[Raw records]
· · · · ·
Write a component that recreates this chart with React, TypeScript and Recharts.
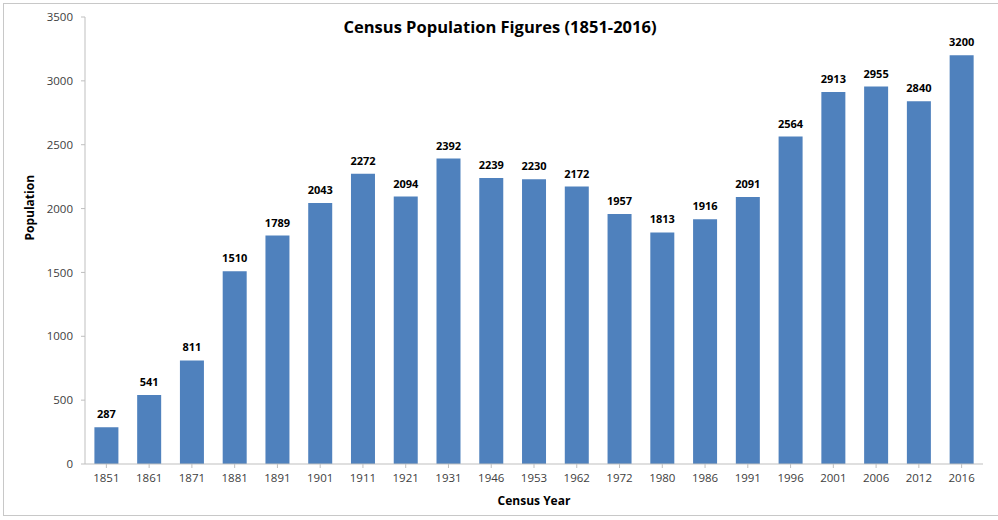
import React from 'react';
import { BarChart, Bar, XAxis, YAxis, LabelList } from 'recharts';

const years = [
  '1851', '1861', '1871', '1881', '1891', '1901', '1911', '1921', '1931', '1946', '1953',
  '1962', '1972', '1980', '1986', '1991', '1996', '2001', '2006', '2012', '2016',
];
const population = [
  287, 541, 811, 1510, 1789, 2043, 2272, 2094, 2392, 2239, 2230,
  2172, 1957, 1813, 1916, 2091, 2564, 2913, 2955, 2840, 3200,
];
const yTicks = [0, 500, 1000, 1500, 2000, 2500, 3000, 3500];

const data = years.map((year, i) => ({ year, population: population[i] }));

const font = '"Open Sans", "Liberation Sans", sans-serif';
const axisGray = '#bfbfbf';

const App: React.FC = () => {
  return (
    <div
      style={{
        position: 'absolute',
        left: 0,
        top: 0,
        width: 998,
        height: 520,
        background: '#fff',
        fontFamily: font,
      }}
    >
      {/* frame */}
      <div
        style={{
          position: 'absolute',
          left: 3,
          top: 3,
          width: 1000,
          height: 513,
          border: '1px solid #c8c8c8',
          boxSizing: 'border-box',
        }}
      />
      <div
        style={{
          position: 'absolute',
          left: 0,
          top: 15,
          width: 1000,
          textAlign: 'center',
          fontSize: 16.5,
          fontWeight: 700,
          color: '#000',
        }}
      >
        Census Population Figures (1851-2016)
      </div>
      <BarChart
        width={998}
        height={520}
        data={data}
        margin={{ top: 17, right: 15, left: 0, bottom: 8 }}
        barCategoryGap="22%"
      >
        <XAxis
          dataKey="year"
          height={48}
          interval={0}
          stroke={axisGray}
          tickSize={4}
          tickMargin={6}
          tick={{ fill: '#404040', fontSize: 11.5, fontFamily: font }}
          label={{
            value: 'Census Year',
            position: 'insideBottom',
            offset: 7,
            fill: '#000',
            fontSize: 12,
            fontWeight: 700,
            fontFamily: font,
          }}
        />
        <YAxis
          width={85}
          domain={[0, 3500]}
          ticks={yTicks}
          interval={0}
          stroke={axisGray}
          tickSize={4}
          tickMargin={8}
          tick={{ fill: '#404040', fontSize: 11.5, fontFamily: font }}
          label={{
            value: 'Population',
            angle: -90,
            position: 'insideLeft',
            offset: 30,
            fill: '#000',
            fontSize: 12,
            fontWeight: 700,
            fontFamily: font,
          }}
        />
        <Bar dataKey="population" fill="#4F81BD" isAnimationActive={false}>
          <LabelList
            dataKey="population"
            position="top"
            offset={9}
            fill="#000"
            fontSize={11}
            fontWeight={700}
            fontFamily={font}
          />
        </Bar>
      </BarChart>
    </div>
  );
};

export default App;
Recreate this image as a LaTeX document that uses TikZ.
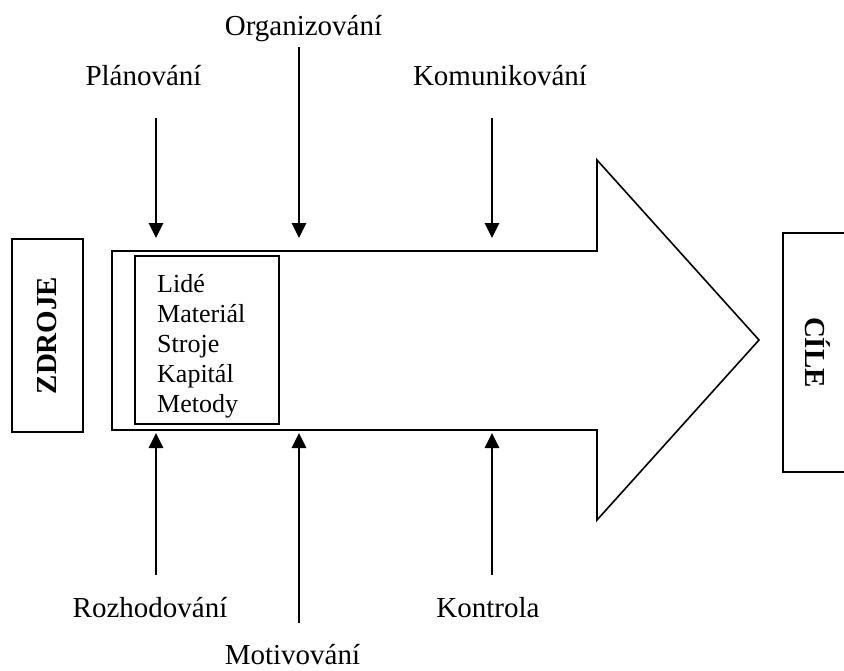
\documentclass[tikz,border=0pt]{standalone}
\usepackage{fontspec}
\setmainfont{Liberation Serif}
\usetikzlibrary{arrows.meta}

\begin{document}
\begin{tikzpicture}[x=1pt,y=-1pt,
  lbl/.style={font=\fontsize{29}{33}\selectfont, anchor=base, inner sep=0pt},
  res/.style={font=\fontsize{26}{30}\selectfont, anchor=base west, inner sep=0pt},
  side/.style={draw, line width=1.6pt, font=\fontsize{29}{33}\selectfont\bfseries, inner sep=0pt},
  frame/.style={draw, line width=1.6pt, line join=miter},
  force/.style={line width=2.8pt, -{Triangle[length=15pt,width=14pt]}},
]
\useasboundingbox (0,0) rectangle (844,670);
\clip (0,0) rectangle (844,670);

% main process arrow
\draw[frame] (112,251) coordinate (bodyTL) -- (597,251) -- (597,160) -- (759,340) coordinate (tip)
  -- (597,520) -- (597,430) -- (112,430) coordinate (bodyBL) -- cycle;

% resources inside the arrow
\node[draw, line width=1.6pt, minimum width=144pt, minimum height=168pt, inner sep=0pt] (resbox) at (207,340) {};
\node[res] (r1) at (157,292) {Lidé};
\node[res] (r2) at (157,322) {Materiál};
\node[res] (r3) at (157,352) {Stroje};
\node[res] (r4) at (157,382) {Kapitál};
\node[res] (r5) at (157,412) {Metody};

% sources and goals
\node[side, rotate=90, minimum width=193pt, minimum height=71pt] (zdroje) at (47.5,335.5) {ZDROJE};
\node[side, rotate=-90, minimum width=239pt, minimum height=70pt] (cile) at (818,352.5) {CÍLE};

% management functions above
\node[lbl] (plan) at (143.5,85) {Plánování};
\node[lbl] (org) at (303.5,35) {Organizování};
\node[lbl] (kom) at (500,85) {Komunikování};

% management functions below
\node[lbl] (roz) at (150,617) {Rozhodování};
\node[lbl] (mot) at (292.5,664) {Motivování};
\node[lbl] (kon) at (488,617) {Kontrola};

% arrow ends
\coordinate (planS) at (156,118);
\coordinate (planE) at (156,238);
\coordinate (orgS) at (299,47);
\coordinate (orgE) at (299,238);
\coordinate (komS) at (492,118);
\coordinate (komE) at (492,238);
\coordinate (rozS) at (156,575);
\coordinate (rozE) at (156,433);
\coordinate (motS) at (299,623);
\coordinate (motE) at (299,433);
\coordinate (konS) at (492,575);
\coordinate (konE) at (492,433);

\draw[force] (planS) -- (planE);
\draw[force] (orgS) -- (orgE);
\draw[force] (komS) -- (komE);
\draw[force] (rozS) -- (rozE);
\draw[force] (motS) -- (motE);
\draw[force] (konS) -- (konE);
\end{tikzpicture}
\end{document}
· · · · ·
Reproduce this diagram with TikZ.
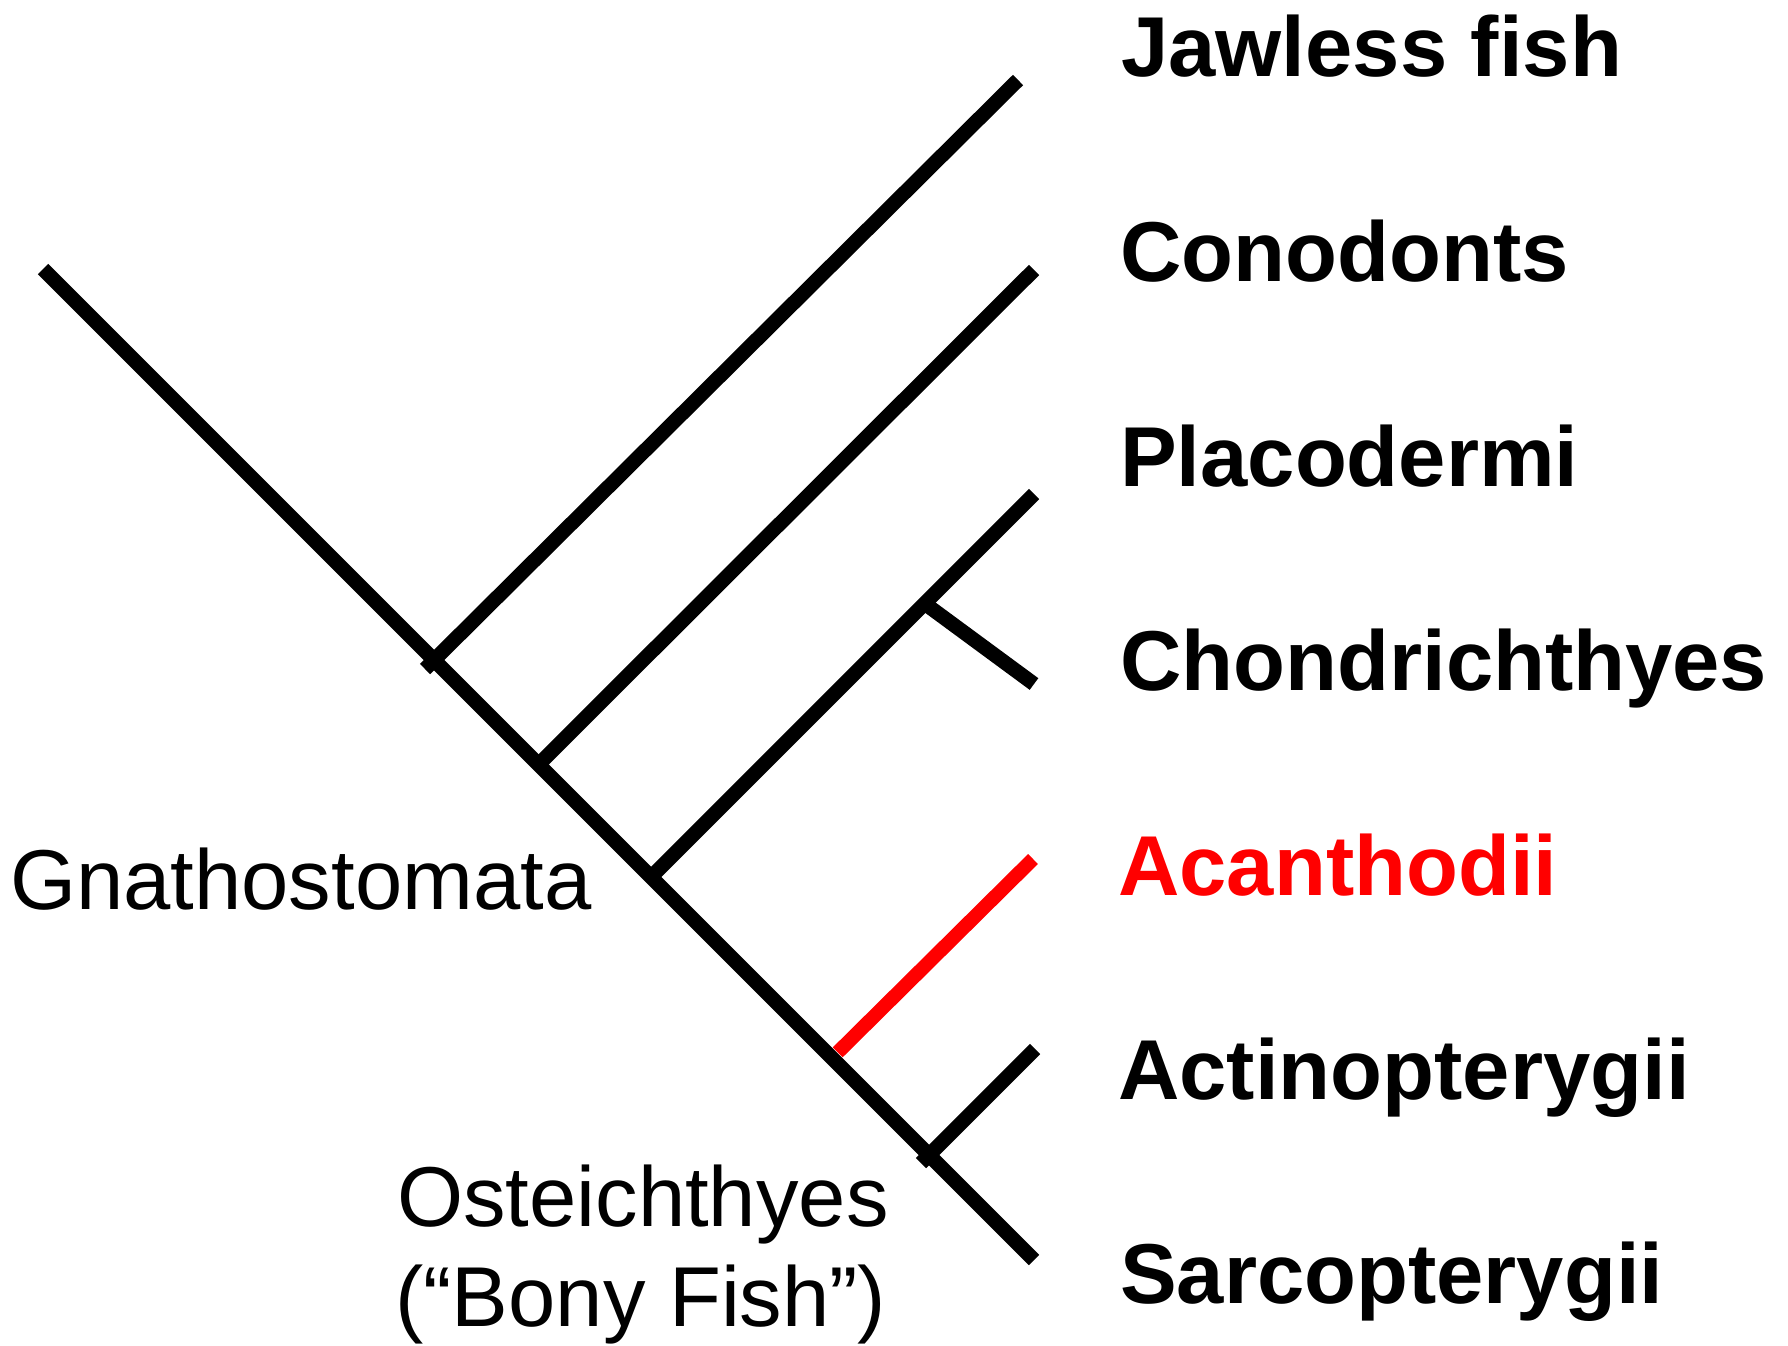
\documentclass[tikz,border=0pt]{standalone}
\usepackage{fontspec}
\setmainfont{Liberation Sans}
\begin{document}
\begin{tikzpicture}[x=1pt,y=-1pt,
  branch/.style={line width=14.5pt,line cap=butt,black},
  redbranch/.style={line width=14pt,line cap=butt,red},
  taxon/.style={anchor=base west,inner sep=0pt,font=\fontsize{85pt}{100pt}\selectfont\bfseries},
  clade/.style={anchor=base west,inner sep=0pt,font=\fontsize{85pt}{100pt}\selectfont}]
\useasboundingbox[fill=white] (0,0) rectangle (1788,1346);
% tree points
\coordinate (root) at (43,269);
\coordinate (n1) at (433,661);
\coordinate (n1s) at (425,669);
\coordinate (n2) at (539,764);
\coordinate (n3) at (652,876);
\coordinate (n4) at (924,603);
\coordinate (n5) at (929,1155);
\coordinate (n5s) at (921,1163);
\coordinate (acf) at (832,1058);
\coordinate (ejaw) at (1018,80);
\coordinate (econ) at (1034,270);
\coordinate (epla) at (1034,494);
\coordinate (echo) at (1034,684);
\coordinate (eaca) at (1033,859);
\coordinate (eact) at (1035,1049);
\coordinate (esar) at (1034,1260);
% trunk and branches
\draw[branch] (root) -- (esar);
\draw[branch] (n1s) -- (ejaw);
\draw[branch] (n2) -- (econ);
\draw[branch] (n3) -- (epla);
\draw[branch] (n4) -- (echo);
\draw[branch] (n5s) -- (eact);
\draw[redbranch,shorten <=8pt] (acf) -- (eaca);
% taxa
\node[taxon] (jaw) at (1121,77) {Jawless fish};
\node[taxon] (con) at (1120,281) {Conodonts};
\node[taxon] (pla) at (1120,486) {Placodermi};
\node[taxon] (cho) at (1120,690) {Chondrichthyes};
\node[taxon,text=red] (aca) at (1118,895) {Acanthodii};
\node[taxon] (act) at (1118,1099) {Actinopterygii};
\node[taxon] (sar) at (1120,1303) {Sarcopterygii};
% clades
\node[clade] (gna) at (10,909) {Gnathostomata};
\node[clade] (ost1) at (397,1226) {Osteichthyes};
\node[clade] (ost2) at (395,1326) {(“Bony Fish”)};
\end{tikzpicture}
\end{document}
· · · · ·
• **WORK TO DO**:
Only the lines from the one with "Recreate this image" through the one with "(kon) at (488,617)", both included, go in the copy, exactly as written. Leave the pictures behind.

• **THE SOLUTION**:
Recreate this image as a LaTeX document that uses TikZ.
\documentclass[tikz,border=0pt]{standalone}
\usepackage{fontspec}
\setmainfont{Liberation Serif}
\usetikzlibrary{arrows.meta}

\begin{document}
\begin{tikzpicture}[x=1pt,y=-1pt,
  lbl/.style={font=\fontsize{29}{33}\selectfont, anchor=base, inner sep=0pt},
  res/.style={font=\fontsize{26}{30}\selectfont, anchor=base west, inner sep=0pt},
  side/.style={draw, line width=1.6pt, font=\fontsize{29}{33}\selectfont\bfseries, inner sep=0pt},
  frame/.style={draw, line width=1.6pt, line join=miter},
  force/.style={line width=2.8pt, -{Triangle[length=15pt,width=14pt]}},
]
\useasboundingbox (0,0) rectangle (844,670);
\clip (0,0) rectangle (844,670);

% main process arrow
\draw[frame] (112,251) coordinate (bodyTL) -- (597,251) -- (597,160) -- (759,340) coordinate (tip)
  -- (597,520) -- (597,430) -- (112,430) coordinate (bodyBL) -- cycle;

% resources inside the arrow
\node[draw, line width=1.6pt, minimum width=144pt, minimum height=168pt, inner sep=0pt] (resbox) at (207,340) {};
\node[res] (r1) at (157,292) {Lidé};
\node[res] (r2) at (157,322) {Materiál};
\node[res] (r3) at (157,352) {Stroje};
\node[res] (r4) at (157,382) {Kapitál};
\node[res] (r5) at (157,412) {Metody};

% sources and goals
\node[side, rotate=90, minimum width=193pt, minimum height=71pt] (zdroje) at (47.5,335.5) {ZDROJE};
\node[side, rotate=-90, minimum width=239pt, minimum height=70pt] (cile) at (818,352.5) {CÍLE};

% management functions above
\node[lbl] (plan) at (143.5,85) {Plánování};
\node[lbl] (org) at (303.5,35) {Organizování};
\node[lbl] (kom) at (500,85) {Komunikování};

% management functions below
\node[lbl] (roz) at (150,617) {Rozhodování};
\node[lbl] (mot) at (292.5,664) {Motivování};
\node[lbl] (kon) at (488,617) {Kontrola};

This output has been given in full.